Large members require timber connectors other than nails. Bolts, lag screws, split rings and shear plates, and custom made hardware are commonly used in heavy timber structures where the joint’s strength must be greater than that which could be achieved with nails. These types of connectors should be corrosion-resistant or suitably coated to prevent corrosion and staining. Generally, the design of mechanically fastened joints must take into consideration a variety of factors such as end and edge-spacing distances, moisture content, service conditions, and the effect of the number of connectors used. Because the cost of fabricating and installing connections may amount to a large percentage of the cost of a heavy timber structure, it is important to engineer the details of a structure before designing the timber members.

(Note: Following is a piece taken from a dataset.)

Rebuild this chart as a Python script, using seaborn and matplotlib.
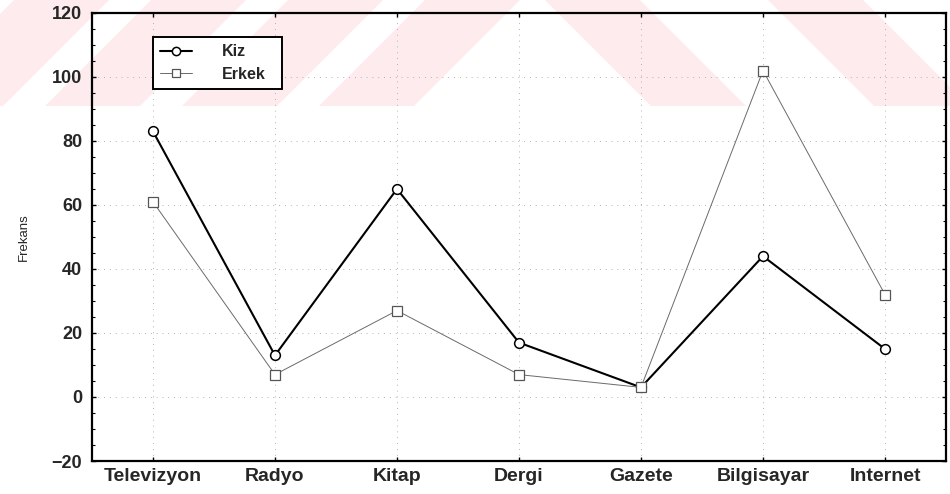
import matplotlib
matplotlib.use("Agg")
import matplotlib.pyplot as plt
import matplotlib.patches as mpatches
from matplotlib.ticker import MultipleLocator
import seaborn as sns

categories = ['Televizyon', 'Radyo', 'Kitap', 'Dergi', 'Gazete', 'Bilgisayar', 'Internet']
kiz = [83, 13, 65, 17, 3, 44, 15]
erkek = [61, 7, 27, 7, 3, 102, 32]
y_ticks = [-20, 0, 20, 40, 60, 80, 100, 120]


def watermark(fig):
    # faint pink stripes of the scanned page (pixel coords, y down)
    W, H = 950, 494
    band = 106
    pink = '#fdebee'

    def poly(pts):
        return mpatches.Polygon([(x / W, 1 - y / H) for x, y in pts],
                                closed=True, transform=fig.transFigure,
                                facecolor=pink, edgecolor='none', zorder=-5)

    for b in [-92, 45, 182, 319]:
        fig.patches.append(poly([(b, band), (b + 95, band), (b + 95 + band, 0), (b + band, 0)]))
    for t in [545, 768]:
        fig.patches.append(poly([(t, 0), (t + 95, 0), (t + 95 + band, band), (t + band, band)]))


def main():
    sns.set_style('white')
    plt.rcParams['font.family'] = ['Liberation Sans', 'DejaVu Sans']

    fig = plt.figure(figsize=(9.5, 4.94), dpi=100)
    watermark(fig)
    ax = fig.add_axes([0.0968, 0.0668, 0.899, 0.907])
    ax.set_zorder(1)
    ax.patch.set_alpha(0)

    sns.lineplot(x=categories, y=kiz, sort=False, ax=ax, color='black', linewidth=1.5,
                 marker='o', markersize=7, markerfacecolor='white', markeredgecolor='black',
                 markeredgewidth=1.1, label='Kiz')
    sns.lineplot(x=categories, y=erkek, sort=False, ax=ax, color='#6a6a6a', linewidth=0.7,
                 marker='s', markersize=6.5, markerfacecolor='white', markeredgecolor='#555555',
                 markeredgewidth=0.9, label='Erkek')

    ax.set_xlim(-0.5, len(categories) - 0.5)
    ax.set_ylim(-20, 120)
    ax.set_yticks(y_ticks)
    ax.yaxis.set_minor_locator(MultipleLocator(5))
    ax.grid(True, color='#9a9a9a', linestyle=(0, (1, 6)), linewidth=0.6)
    ax.set_axisbelow(True)

    ax.tick_params(axis='both', which='both', direction='in', top=True, right=True,
                   left=True, bottom=True, color='black')
    ax.tick_params(axis='both', which='major', length=3, width=1)
    ax.tick_params(axis='y', which='minor', length=2, width=0.8)
    ax.tick_params(axis='x', labelsize=14, pad=5)
    ax.tick_params(axis='y', labelsize=13, pad=7)
    for lab in ax.get_xticklabels() + ax.get_yticklabels():
        lab.set_fontweight('bold')

    for sp in ax.spines.values():
        sp.set_color('black')
        sp.set_linewidth(1.6)

    ax.set_xlabel('')
    ax.set_ylabel('Frekans', fontsize=9.5, labelpad=16)

    leg = ax.legend(loc='upper left', bbox_to_anchor=(0.0713, 0.70, 0.151, 0.246),
                    mode='expand', borderaxespad=0, frameon=True,
                    fancybox=False, framealpha=1, edgecolor='black', handlelength=2.0,
                    borderpad=0.45, labelspacing=0.45, handletextpad=1.9,
                    markerscale=0.85, prop={'weight': 'bold', 'size': 11.5})
    leg.get_frame().set_linewidth(1.4)

    fig.savefig('out.png', dpi=100)


if __name__ == "__main__":
    main()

Screws can be used to fasten decks. Double hot-dipped galvanized screws can be used, however, stainless steel screws are recommended. For most applications a 304 (18-8) grade provides adequate corrosion resistance. For decks exposed to salt air, use 316 grade. Screws must be long enough to penetrate 1″ (25 mm) into support members. Penetration of 1-1/4″ is required for structural components.
Blind fastening systems create an attractive, fastener-free deck surface. They employ metal clips and/or joist top brackets that fasten the sides or bottom of the deck board to the joists so that no fasteners are visible. Blind fastening systems are the ideal complement to the beauty of Western Red Cedar decking.